During part of my career I held an executive director's position in a hospital.  We had purchased a neighboring hospital, a nursing home, and were looking to purchase other hospitals.  I learned something about medicine in the U.S., and about how hospitals are run here.

 I learned that many hospitals in the U.S. were started by religious denominations.  These hospitals served in altruistic fashion and served unmet needs in many communities for many years.  Around the 1960s or so things began to change.  As more and more hospital boards of directors saw a change in membership, no longer were the boards made up of people dedicated to the specific religion or denomination that founded the hospital, but they began to see this as a business.  Some unscrupulous board members saw it as a golden chance to feather their own nest. 

As negotiations got underway to merge hospitals or have a super organization buy them out, things were sometimes manipulated by board members to make money for their businesses or their investments.  No longer were the hospitals tied directly to the religious organization or denomination.  Stocks were sometimes bought and sold in the process, and some board members were stock brokers, stock investors, etc.  The conflict of interest was visible only to people on the inside of the hospital operation.

It all looked like a win-win situation.  The religious denomination got out from under the complex and burdensome responsibility of running the hospital, and the new, super operations had dazzling new equipment to show off and money to advertise and do PR.

But not-for-profit and service organizations do not always translate well into a business or to use business tactics.  As a consultant for years I had many times cringed when I would hear a board member sincerely and honestly think he was leading the way by stating, "We need to run this more like a business!"  It seems like a natural and good observation.  But when altruism is replaced by a business model using business-only tactics, something often suffers.  And what often suffers is the client, patient, or needy person who is to be served by the not-for-profit organization or institution.
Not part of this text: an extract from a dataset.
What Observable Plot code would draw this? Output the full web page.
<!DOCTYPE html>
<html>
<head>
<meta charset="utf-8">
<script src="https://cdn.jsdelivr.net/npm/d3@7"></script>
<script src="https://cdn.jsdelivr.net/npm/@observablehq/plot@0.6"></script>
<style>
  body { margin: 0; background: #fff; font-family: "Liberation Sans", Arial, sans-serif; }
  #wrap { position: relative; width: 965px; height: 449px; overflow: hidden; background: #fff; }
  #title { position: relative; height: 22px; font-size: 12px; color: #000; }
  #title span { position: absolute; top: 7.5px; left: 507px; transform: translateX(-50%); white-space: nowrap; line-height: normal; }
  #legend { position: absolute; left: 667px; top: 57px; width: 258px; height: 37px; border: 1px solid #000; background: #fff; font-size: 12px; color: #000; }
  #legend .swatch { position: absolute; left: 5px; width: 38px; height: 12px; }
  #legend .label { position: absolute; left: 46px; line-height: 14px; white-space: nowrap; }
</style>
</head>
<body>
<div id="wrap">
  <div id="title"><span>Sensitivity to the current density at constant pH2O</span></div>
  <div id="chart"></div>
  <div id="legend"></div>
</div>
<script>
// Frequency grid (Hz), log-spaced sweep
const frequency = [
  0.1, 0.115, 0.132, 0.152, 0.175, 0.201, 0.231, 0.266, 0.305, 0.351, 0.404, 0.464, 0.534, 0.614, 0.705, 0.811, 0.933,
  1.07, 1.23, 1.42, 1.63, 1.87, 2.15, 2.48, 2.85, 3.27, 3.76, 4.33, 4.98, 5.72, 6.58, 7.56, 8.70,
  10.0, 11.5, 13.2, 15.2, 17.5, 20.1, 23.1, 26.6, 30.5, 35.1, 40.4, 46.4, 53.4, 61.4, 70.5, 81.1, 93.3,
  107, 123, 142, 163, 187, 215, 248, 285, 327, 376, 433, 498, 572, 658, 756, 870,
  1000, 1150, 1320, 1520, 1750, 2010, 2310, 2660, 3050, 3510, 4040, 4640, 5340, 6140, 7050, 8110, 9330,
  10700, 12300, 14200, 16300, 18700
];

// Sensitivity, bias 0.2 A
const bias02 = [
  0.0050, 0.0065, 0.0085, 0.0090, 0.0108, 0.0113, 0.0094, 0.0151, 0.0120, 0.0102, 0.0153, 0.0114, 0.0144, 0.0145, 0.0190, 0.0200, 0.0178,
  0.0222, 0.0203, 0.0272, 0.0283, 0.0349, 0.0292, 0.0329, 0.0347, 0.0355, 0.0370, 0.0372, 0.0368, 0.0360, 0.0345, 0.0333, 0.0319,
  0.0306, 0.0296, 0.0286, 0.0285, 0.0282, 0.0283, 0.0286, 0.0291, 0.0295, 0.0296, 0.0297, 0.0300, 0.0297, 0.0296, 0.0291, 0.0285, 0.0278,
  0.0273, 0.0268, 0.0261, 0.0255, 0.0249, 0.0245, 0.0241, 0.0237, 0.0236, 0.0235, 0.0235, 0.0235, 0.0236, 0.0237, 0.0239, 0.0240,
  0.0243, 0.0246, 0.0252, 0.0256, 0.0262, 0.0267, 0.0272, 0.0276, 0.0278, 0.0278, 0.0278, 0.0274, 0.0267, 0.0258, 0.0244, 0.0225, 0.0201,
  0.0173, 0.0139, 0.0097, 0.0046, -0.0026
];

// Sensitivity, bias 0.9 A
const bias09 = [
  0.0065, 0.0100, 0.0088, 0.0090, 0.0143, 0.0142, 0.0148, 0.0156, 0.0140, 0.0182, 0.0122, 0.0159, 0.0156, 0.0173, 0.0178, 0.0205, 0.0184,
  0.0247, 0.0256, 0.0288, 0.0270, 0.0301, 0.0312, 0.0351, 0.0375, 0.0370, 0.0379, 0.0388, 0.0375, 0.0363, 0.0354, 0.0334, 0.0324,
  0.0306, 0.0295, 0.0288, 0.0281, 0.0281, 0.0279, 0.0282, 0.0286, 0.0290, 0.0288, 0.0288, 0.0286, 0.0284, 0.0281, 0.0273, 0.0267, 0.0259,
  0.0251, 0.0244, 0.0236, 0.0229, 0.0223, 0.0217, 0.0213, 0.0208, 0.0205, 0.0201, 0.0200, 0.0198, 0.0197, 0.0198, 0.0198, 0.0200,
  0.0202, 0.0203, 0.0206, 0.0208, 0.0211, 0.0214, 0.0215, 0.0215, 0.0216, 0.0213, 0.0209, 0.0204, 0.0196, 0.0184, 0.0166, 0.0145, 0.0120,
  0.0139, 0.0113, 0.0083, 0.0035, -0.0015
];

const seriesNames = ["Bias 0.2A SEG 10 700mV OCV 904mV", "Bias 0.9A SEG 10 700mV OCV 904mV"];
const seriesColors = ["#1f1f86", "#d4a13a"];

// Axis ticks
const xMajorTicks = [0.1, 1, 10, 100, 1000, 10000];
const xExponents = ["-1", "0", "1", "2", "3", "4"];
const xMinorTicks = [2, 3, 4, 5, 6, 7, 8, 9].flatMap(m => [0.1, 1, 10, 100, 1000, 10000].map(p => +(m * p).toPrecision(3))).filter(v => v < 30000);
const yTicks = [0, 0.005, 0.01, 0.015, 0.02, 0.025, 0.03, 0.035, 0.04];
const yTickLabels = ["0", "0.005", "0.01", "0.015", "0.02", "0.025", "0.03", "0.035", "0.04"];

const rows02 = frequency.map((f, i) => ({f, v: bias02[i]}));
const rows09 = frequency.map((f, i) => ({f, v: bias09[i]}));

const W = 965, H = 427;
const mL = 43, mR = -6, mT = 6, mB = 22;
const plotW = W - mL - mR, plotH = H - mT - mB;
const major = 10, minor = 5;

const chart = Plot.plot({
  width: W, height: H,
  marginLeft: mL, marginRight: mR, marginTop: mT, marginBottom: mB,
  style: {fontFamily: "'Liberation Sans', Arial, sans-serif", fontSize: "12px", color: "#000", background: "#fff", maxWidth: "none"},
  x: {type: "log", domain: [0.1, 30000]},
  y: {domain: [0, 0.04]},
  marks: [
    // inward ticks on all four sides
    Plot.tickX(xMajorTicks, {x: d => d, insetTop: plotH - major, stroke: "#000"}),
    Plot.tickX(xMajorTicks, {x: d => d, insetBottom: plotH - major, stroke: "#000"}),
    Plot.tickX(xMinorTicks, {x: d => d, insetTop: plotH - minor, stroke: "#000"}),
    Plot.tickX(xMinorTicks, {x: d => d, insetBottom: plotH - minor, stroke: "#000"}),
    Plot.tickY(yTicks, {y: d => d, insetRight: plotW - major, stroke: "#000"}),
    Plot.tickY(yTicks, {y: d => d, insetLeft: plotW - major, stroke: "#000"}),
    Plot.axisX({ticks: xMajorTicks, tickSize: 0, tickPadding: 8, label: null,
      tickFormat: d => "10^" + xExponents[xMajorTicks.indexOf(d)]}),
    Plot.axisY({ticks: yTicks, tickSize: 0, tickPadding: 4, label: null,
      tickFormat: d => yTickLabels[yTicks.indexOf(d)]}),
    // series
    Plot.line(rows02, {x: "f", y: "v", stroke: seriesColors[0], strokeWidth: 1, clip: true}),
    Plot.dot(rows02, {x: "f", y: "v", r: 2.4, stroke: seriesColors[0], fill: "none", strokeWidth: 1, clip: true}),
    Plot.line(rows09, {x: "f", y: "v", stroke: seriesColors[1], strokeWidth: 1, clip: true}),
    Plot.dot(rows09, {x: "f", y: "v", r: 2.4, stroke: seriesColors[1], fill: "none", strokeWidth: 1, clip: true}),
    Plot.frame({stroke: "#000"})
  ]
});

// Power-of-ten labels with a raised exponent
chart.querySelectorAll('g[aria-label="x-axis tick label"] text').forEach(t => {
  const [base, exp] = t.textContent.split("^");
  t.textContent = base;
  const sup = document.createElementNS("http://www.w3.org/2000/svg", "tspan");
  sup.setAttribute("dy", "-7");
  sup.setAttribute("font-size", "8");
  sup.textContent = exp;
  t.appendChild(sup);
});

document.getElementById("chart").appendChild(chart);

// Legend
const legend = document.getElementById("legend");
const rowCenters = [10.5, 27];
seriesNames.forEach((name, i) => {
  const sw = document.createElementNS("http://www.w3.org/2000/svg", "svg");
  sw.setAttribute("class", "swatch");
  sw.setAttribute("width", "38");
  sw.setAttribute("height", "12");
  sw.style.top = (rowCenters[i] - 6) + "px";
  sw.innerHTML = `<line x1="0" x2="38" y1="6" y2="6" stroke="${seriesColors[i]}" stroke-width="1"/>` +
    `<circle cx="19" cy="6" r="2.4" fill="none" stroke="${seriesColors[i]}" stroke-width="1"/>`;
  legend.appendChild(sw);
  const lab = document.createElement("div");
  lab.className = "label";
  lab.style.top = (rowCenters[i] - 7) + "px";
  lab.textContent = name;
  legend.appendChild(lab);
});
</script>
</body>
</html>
It should also be noted that many not-for-profit organizations and institutions that were doing just fine before this business take-over craze, have gone down the tubes since.  It became very apparent that "running it like a business" did NOT work.  This is not true for all, but for many.  It seems good and logical to hear, but it is an easy approach to complex issues.  And the altruistic side cannot be ignored.
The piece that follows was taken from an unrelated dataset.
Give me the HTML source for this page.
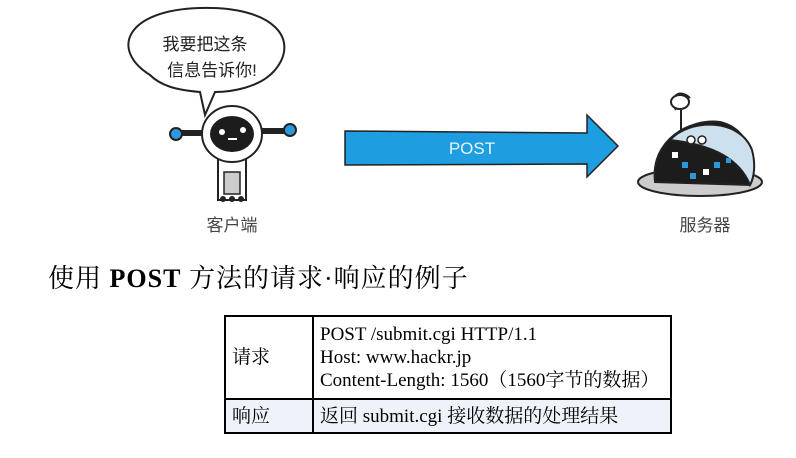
<!DOCTYPE html>
<html><head><meta charset="utf-8"><style>
body{margin:0;width:796px;height:458px;background:#fff;overflow:hidden;position:relative;font-family:"Liberation Serif","Noto Serif CJK SC",serif;}
.t{position:absolute;white-space:nowrap}
table{position:absolute;left:224px;top:315px;border-collapse:collapse;font-size:19px;line-height:23px}
td{border:2px solid #000;padding:0 6px;vertical-align:middle}
</style></head><body>
<svg width="796" height="250" style="position:absolute;left:0;top:0">
<path d="M150,75 C110,50 125,10 200,8 C275,6 300,40 275,70 C260,88 230,92 215,92 L205,115 L200,92 C175,90 160,85 150,75Z" fill="#fff" stroke="#222" stroke-width="2"/>
<text x="205" y="50" font-family="WenQuanYi Zen Hei,sans-serif" font-size="17" text-anchor="middle" fill="#222">我要把这条</text>
<text x="212" y="76" font-family="WenQuanYi Zen Hei,sans-serif" font-size="17" text-anchor="middle" fill="#222">信息告诉你!</text>
<line x1="180" y1="133" x2="205" y2="133" stroke="#222" stroke-width="6"/>
<line x1="260" y1="131" x2="288" y2="131" stroke="#222" stroke-width="6"/>
<circle cx="176" cy="134" r="6" fill="#2a9ad8" stroke="#222" stroke-width="2"/>
<circle cx="290" cy="130" r="6" fill="#2a9ad8" stroke="#222" stroke-width="2"/>
<rect x="218" y="158" width="28" height="42" fill="#fff" stroke="#222" stroke-width="2"/>
<rect x="224" y="172" width="16" height="22" fill="#ccc" stroke="#222" stroke-width="1.5"/>
<circle cx="223" cy="199" r="3" fill="#222"/><circle cx="232" cy="199" r="3" fill="#222"/><circle cx="241" cy="199" r="3" fill="#222"/>
<ellipse cx="232" cy="134" rx="30" ry="28" fill="#fff" stroke="#222" stroke-width="2"/>
<ellipse cx="232" cy="134" rx="22" ry="18" fill="#1c1c1c"/>
<circle cx="222" cy="132" r="3" fill="#fff"/><circle cx="243" cy="130" r="3" fill="#fff"/>
<rect x="228" y="138" width="9" height="2" fill="#fff"/>
<path d="M345,131 L587,133 L587,115 L618,146 L587,177 L587,164 L345,165 Z" fill="#1e9ee0" stroke="#222" stroke-width="1.5"/>
<text x="472" y="154" font-family="Liberation Sans,sans-serif" font-size="17" fill="#e8f6ff" text-anchor="middle">POST</text>
<path d="M676,110 C668,96 680,88 690,98" fill="none" stroke="#222" stroke-width="2"/>
<ellipse cx="680" cy="102" rx="9" ry="7" fill="#fff" stroke="#222" stroke-width="2"/>
<line x1="681" y1="110" x2="681" y2="135" stroke="#222" stroke-width="2"/>
<ellipse cx="700" cy="182" rx="62" ry="14" fill="#ccc" stroke="#222" stroke-width="2"/>
<path d="M655,182 C650,140 690,118 720,122 C748,128 758,160 750,185 Z" fill="#1c1c1c" stroke="#222" stroke-width="2"/>
<path d="M670,140 C690,118 740,118 752,150 C756,165 754,178 750,185 C740,160 715,145 670,140Z" fill="#cde0ee" stroke="#222" stroke-width="2"/>
<circle cx="691" cy="140" r="4" fill="#fff" stroke="#222" stroke-width="1.5"/><circle cx="702" cy="140" r="4" fill="#fff" stroke="#222" stroke-width="1.5"/>
<rect x="672" y="152" width="6" height="6" fill="#fff"/><rect x="682" y="162" width="6" height="6" fill="#2a9ad8"/><rect x="690" y="173" width="6" height="6" fill="#2a9ad8"/><rect x="703" y="169" width="6" height="6" fill="#fff"/><rect x="714" y="162" width="6" height="6" fill="#2a9ad8"/><rect x="726" y="158" width="5" height="5" fill="#2a9ad8"/>
<text x="232" y="231" font-family="WenQuanYi Zen Hei,sans-serif" font-size="17" text-anchor="middle" fill="#444">客户端</text>
<text x="705" y="231" font-family="WenQuanYi Zen Hei,sans-serif" font-size="17" text-anchor="middle" fill="#444">服务器</text>
</svg>
<div class="t" style="left:48px;top:258px;font-size:26px;letter-spacing:1px">使用 <b>POST</b> 方法的请求·响应的例子</div>
<table>
<tr style="height:83px"><td style="width:74px">请求</td><td style="width:344px">POST /submit.cgi HTTP/1.1<br>Host: www.hackr.jp<br>Content-Length: 1560（1560字节的数据）</td></tr>
<tr style="height:34px;background:#eef3fa"><td>响应</td><td>返回 submit.cgi 接收数据的处理结果</td></tr>
</table>
</body></html>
However what really has added to the decline in the relative health care offered in the U.S. is that these huge hospital conglomerates have teamed up with pharmaceutical corporations to influence and buy legislators and legislation.  As a result, health care in the U.S. is inferior to that of Germany and France.  Americans are loathe to read that statement.  But it is true.  Using any qualitative measure, we have inferior health care in the U.S. than much of the industrialized world.  And it shows most obviously in our much shorter life expectancy and our much higher cost of doing health care.

I am using every experience and all my knowledge gained from being an executive associated with a hospital when I say to you that health care in the U.S. has now come full circle.  From the good will and altruism that founded much of our health care and hospitals in the U.S., we have now morphed to a point where this former altruism is being used to buy legislation and propagandize you to advocate against your best interests.

I have no self-interest in stating any of this, but to simply share my experience and knowledge with you.